Best Male Performance: Gary Oldman

Joe Wright's film Darkest Hour, about Winston Churchill's tumultuous first month in office is long on the yak yak -- lots of back room intrigue and political dithering as Parliament shuffles and reshuffles its deck -- but easily the single most riveting aspect is watching the sunk-in performance of Oldman as the venerable British leader, with his pomp and champagne, and his lispy oratory skills. Oldman has always had outrageous range but he is so settled into Churchill's consciousness, it's like watching a hologram come to life.

Best Female Performance: Margot Robbie

On my last day at the festival, I got to see Saoirse Ronan in Greta Gerwig's delightful Lady Bird; the redoubtable Frances McDormand in Three Billboards; and Michelle Pfeiffer steal the whole show in Mother!, but still even these great performances don't get better than Robbie's take on former self-proclaimed white trash figure skater Tonya Harding -- whose ex-husband utterly destroyed her career -- in I, Tonya. Like Charlize Theron, you get mesmerized by Robbie's beauty at your own peril: She may be stunning, but she's also an extremely talented actress, able to bend and twist in directions you would never think to give her credit for. The film was one of the best surprises of Toronto this year, and she was a huge reason why.

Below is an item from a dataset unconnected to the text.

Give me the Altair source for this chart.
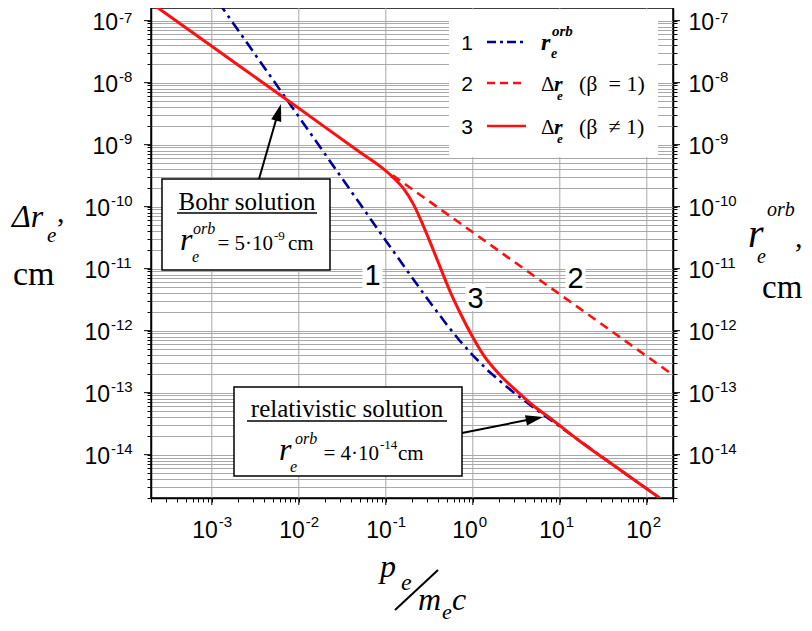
import altair as alt
import pandas as pd

# ---------------- data ----------------
# curve 1: r_e^orb (blue dash-dot)
x_orb = [1.2e-3, 2e-3, 5e-3, 1e-2, 2e-2, 5e-2, 0.1, 0.2, 0.3, 0.5, 0.7, 1.0,
         1.5, 2.0, 3.0, 5.0, 7.0, 10.0, 20.0, 50.0, 100.0, 200.0]
r_orb = [1.96e-7, 7.05e-8, 1.13e-8, 2.82e-9, 7.05e-10, 1.13e-10, 2.83e-11,
         7.2e-12, 3.27e-12, 1.26e-12, 7.0e-13, 4.0e-13, 2.26e-13, 1.58e-13,
         9.9e-14, 5.75e-14, 4.07e-14, 2.84e-14, 1.41e-14, 5.6e-15, 2.82e-15, 1.41e-15]

# curve 2: delta r_e (beta = 1) (red dashed)
x_b1 = [0.12, 1.0, 10.0, 100.0, 200.0]
dr_b1 = [3.2e-10, 3.86e-11, 3.86e-12, 3.86e-13, 1.93e-13]

# curve 3: delta r_e (beta != 1) (red solid)
x_bn = [2e-4, 1e-3, 1e-2, 0.05, 0.09, 0.12, 0.16, 0.21, 0.27, 0.355, 0.45, 0.56,
        0.73, 0.95, 1.34, 2.1, 3.3, 5.0, 7.9, 16.0, 50.0, 143.0, 200.0]
dr_bn = [1.93e-7, 3.86e-8, 3.86e-9, 7.6e-10, 4.25e-10, 3.0e-10, 1.95e-10, 1.06e-10,
         4.9e-11, 1.93e-11, 8.4e-12, 4.0e-12, 1.82e-12, 8.9e-13, 3.95e-13, 1.86e-13,
         1.02e-13, 6.1e-14, 3.8e-14, 1.76e-14, 5.6e-15, 1.97e-15, 1.41e-15]

# axis ticks
x_exps = [-3, -2, -1, 0, 1, 2]
y_exps = [-14, -13, -12, -11, -10, -9, -8, -7]
x_domain = [2e-4, 2e2]
y_domain = [2e-15, 1.6e-7]

# ---------------- helpers ----------------
SERIF = "Liberation Serif"
SANS = "Liberation Sans"
BLUE = "#000099"
RED = "#ff1010"
GRID = "#a9a9a9"
X0, Y0 = 151, 8          # page position of plot's top-left corner
W, H = 522, 490

one = pd.DataFrame({"k": [0]})

def in_dom(v, dom):
    return dom[0] * 0.999 <= v <= dom[1] * 1.001

def ticks(exps_lo, exps_hi, dom):
    vals = []
    for n in range(exps_lo, exps_hi + 1):
        for k in range(1, 10):
            v = float(f"{k}e{n}")
            if in_dom(v, dom):
                vals.append(v)
    return vals

x_vals = ticks(-4, 2, x_domain)
y_vals = ticks(-15, -7, y_domain)
x_dec = [float(f"1e{e}") for e in x_exps]
y_dec = [float(f"1e{e}") for e in y_exps]

xs = alt.Scale(type="log", domain=x_domain, nice=False)
ys = alt.Scale(type="log", domain=y_domain, nice=False)

def T(s, x, y, size, style="normal", weight="normal", font=SERIF, align="left"):
    return alt.Chart(one).mark_text(
        text=s, font=font, fontSize=size, fontStyle=style, fontWeight=weight,
        align=align, baseline="alphabetic", color="black"
    ).encode(x=alt.value(x - X0), y=alt.value(y - Y0))

def R(x1, y1, x2, y2, color="black", width=1.5, dash=None):
    kw = dict(color=color, strokeWidth=width)
    if dash:
        kw["strokeDash"] = dash
    return alt.Chart(one).mark_rule(**kw).encode(
        x=alt.value(x1 - X0), y=alt.value(y1 - Y0),
        x2=alt.value(x2 - X0), y2=alt.value(y2 - Y0))

def BOX(x1, y1, x2, y2, stroke=None):
    kw = dict(fill="white")
    if stroke:
        kw.update(stroke=stroke, strokeWidth=1.5)
    else:
        kw.update(strokeWidth=0)
    return alt.Chart(one).mark_rect(**kw).encode(
        x=alt.value(x1 - X0), y=alt.value(y1 - Y0),
        x2=alt.value(x2 - X0), y2=alt.value(y2 - Y0))

def HEAD(x, y, angle):
    return alt.Chart(one).mark_point(
        shape="M0,0L-0.6,2L0.6,2Z", size=300, filled=True, color="black",
        opacity=1, angle=angle, strokeWidth=0
    ).encode(x=alt.value(x - X0), y=alt.value(y - Y0))

def line(xv, yv, color, width, dash=None, interp="linear"):
    df = pd.DataFrame({"x": xv, "y": yv})
    kw = dict(color=color, strokeWidth=width, clip=True, interpolate=interp)
    if dash:
        kw["strokeDash"] = dash
    return alt.Chart(df).mark_line(**kw).encode(
        x=alt.X("x:Q", scale=xs, axis=None),
        y=alt.Y("y:Q", scale=ys, axis=None))

# ---------------- axes / grid ----------------
left_axis = alt.Chart(pd.DataFrame({"y": y_dec})).mark_point(opacity=0).encode(
    y=alt.Y("y:Q", scale=ys, axis=alt.Axis(
        orient="left", values=y_vals, grid=True, gridColor=GRID, gridWidth=1,
        labels=False, title=None, tickSize=4)))

right_axis = alt.Chart(pd.DataFrame({"y": y_dec})).mark_point(opacity=0).encode(
    y=alt.Y("y:Q", scale=ys, axis=alt.Axis(
        orient="right", values=y_vals, grid=False, labels=False, title=None,
        tickSize=4)))

vgrid = alt.Chart(pd.DataFrame({"x": x_dec})).mark_rule(color=GRID, strokeWidth=1).encode(
    x=alt.X("x:Q", scale=xs, axis=alt.Axis(
        orient="bottom", values=x_vals, grid=False, labels=False, title=None,
        tickSize=4)))

xdec_df = pd.DataFrame({"x": x_dec, "exp": [str(e) for e in x_exps]})
ydec_df = pd.DataFrame({"y": y_dec, "exp": [str(e) for e in y_exps]})

major_ticks = [
    alt.Chart(xdec_df).mark_rule(color="black", strokeWidth=1).encode(
        x=alt.X("x:Q", scale=xs, axis=None), y=alt.value(H), y2=alt.value(H + 7)),
    alt.Chart(ydec_df).mark_rule(color="black", strokeWidth=1).encode(
        y=alt.Y("y:Q", scale=ys, axis=None), x=alt.value(-7), x2=alt.value(0)),
    alt.Chart(ydec_df).mark_rule(color="black", strokeWidth=1).encode(
        y=alt.Y("y:Q", scale=ys, axis=None), x=alt.value(W), x2=alt.value(W + 7)),
]

# tick labels "10" + superscript exponent
def xlabels(sel, jdx):
    df = xdec_df[xdec_df["x"].isin([float(f"1e{e}") for e in sel])]
    base = alt.Chart(df).mark_text(
        text="10", font=SANS, fontSize=23, align="right", baseline="alphabetic",
        dx=jdx, color="black").encode(
        x=alt.X("x:Q", scale=xs, axis=None), y=alt.value(H + 40))
    sup = alt.Chart(df).mark_text(
        font=SANS, fontSize=15, align="left", baseline="alphabetic",
        dx=jdx + 1, color="black").encode(
        x=alt.X("x:Q", scale=xs, axis=None), y=alt.value(H + 29), text="exp:N")
    return [base, sup]

def ylabels(sel, xj, sup_dy=-1):
    df = ydec_df[ydec_df["y"].isin([float(f"1e{e}") for e in sel])]
    base = alt.Chart(df).mark_text(
        text="10", font=SANS, fontSize=23, align="right", baseline="alphabetic",
        dy=9, color="black").encode(
        y=alt.Y("y:Q", scale=ys, axis=None), x=alt.value(xj))
    sup = alt.Chart(df).mark_text(
        font=SANS, fontSize=15, align="left", baseline="alphabetic",
        dy=sup_dy, color="black").encode(
        y=alt.Y("y:Q", scale=ys, axis=None), x=alt.value(xj + 1), text="exp:N")
    return [base, sup]

tick_labels = []
tick_labels += xlabels([-3, -2, -1], 6)
tick_labels += xlabels([0, 1, 2], 5)
tick_labels += ylabels([-7], 118 - X0, sup_dy=2)
tick_labels += ylabels([-9, -8], 118 - X0)
tick_labels += ylabels([-14, -13, -12, -11, -10], 110 - X0)
tick_labels += ylabels([-7], W + 15 + 26, sup_dy=2)
tick_labels += ylabels(y_exps[:-1], W + 15 + 26)

# ---------------- curves ----------------
c1 = line(x_orb, r_orb, BLUE, 2.6, dash=[11, 5, 3, 5])
c2 = line(x_b1, dr_b1, RED, 2.6, dash=[9, 6])
c3 = line(x_bn, dr_bn, RED, 3, interp="monotone")

layers = [left_axis, vgrid, right_axis] + major_ticks + tick_labels + [c1, c2, c3]

# ---------------- legend ----------------
layers += [BOX(449, 9.5, 658, 157)]
rows = [42, 83, 126]
layers += [
    T("1", 467, rows[0] + 8, 21, font=SANS, align="center"),
    T("2", 467, rows[1] + 8, 21, font=SANS, align="center"),
    T("3", 467, rows[2] + 8, 21, font=SANS, align="center"),
    R(487, rows[0], 526, rows[0], color=BLUE, width=2.6, dash=[9, 4, 3, 4]),
    R(487, rows[1], 526, rows[1], color=RED, width=2.6, dash=[8, 5]),
    R(487, rows[2], 526, rows[2], color=RED, width=2.6),
    T("r", 541, rows[0] + 8, 24, style="italic", weight="bold"),
    T("orb", 552, rows[0] - 6, 15, style="italic", weight="bold"),
    T("e", 551, rows[0] + 16, 14, style="italic", weight="bold"),
]
for r, lab in [(rows[1], "(\u03b2\u00a0 = 1)"), (rows[2], "(\u03b2\u00a0 \u2260 1)")]:
    layers += [
        T("\u0394", 541, r + 8, 21),
        T("r", 554, r + 8, 22, style="italic", weight="bold"),
        T("e", 557, r + 17, 13, style="italic", weight="bold"),
        T(lab, 579, r + 8, 22),
    ]

# ---------------- curve numbers ----------------
for lab, cx, base in [("1", 372.5, 285), ("3", 475.5, 308), ("2", 575.5, 288)]:
    layers += [BOX(cx - 10, base - 24, cx + 10, base + 3),
               T(lab, cx, base, 29, font=SANS, align="center")]

# ---------------- Bohr annotation ----------------
layers += [
    R(259, 179, 278, 113, width=2),
    HEAD(281, 104, 16),
    BOX(162, 179, 330, 270, stroke="black"),
    T("Bohr solution", 247, 210, 25, align="center"),
    R(177, 213, 317, 213, width=1.5),
    T("r", 180, 250, 32, style="italic"),
    T("orb", 193, 234, 16, style="italic"),
    T("e", 192, 262, 16, style="italic"),
    T("= 5\u00b710", 273, 250, 21, align="right"),
    T("-9", 274, 240, 13),
    T("cm", 288, 250, 21),
]

# ---------------- relativistic annotation ----------------
layers += [
    R(462, 433, 527, 420, width=2),
    HEAD(543, 417, 79),
    BOX(234, 387, 462, 476, stroke="black"),
    T("relativistic solution", 347, 417, 25, align="center"),
    R(247, 421, 447, 421, width=1.5),
    T("r", 279, 460, 32, style="italic"),
    T("orb", 295, 444, 16, style="italic"),
    T("e", 290, 472, 16, style="italic"),
    T("= 4\u00b710", 379, 460, 21, align="right"),
    T("-14", 380, 449, 13),
    T("cm", 398, 460, 21),
]

# ---------------- axis titles ----------------
layers += [
    # left
    T("\u0394r", 12, 227, 32, style="italic"),
    T("e", 47, 242, 21, style="italic"),
    T(",", 57, 222, 30),
    T("cm", 13, 285, 34),
    # right
    T("r", 748, 247, 40, style="italic"),
    T("orb", 767, 216, 20, style="italic"),
    T("e", 757, 263, 20, style="italic"),
    T(",", 795, 247, 30),
    T("cm", 762, 298, 33),
    # bottom
    T("p", 380, 577, 32, style="italic"),
    T("e", 401, 590, 24, style="italic"),
    R(395, 610, 438, 570, width=2),
    T("m", 418, 610, 32, style="italic"),
    T("e", 442, 619, 22, style="italic"),
    T("c", 452, 610, 32, style="italic"),
]

chart = alt.layer(*layers).resolve_scale(x="independent", y="independent").properties(
    width=W, height=H,
    padding={"left": 143, "top": 0, "right": 131, "bottom": 125},
    autosize="none",
    background="white",
).configure_view(stroke="black", strokeWidth=1.5).configure_axis(
    domainColor="black", domainWidth=1.5, tickColor="black", tickWidth=1,
    labelColor="black", labelFont=SANS, labelFontSize=22,
)

chart.save("out.html", embed_options={"renderer": "svg", "actions": False})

Biggest Disappointment: Mary Shelley

I absolutely adored Wadjda, Haifaa Al-Mansour's first film, shot in her native Saudi Arabia (due to the restrictions of females working in public, it was filmed mostly from inside a closed van near the set), so I was thrilled to get a chance to see what she could do with a decent budget and a bevy of strong actors in Mary Shelley. Alas, it's clear, despite the film's themes of male oppression, she was little more than a hired hand for this production, whose clunky inertness can be directly attributed to a resoundingly bad script from Emma Jensen. A crashing bore for a director -- and a subject -- that deserves much, much better.

Best Film: The Rider

As unheralded as it might have been coming into the festival, I can't imagine anyone leaving Chloe Zhao's delicate and deeply moving film without acknowledging the remarkable work done by cast and crew. From the exquisite cinematography of Joshua James Richards to the fully lived-in performances by Brady Jandreau, and the rest of the cast (lived in for real, as most of the cast essentially played themselves), Zhao's film moves like a slowly uncoiling cobra, almost mesmerizing in its languidness, without you ever forgetting the inherent danger of your proximity. It's a fascinating piece of verite filmmaking, and most certainly one of the best films of the year.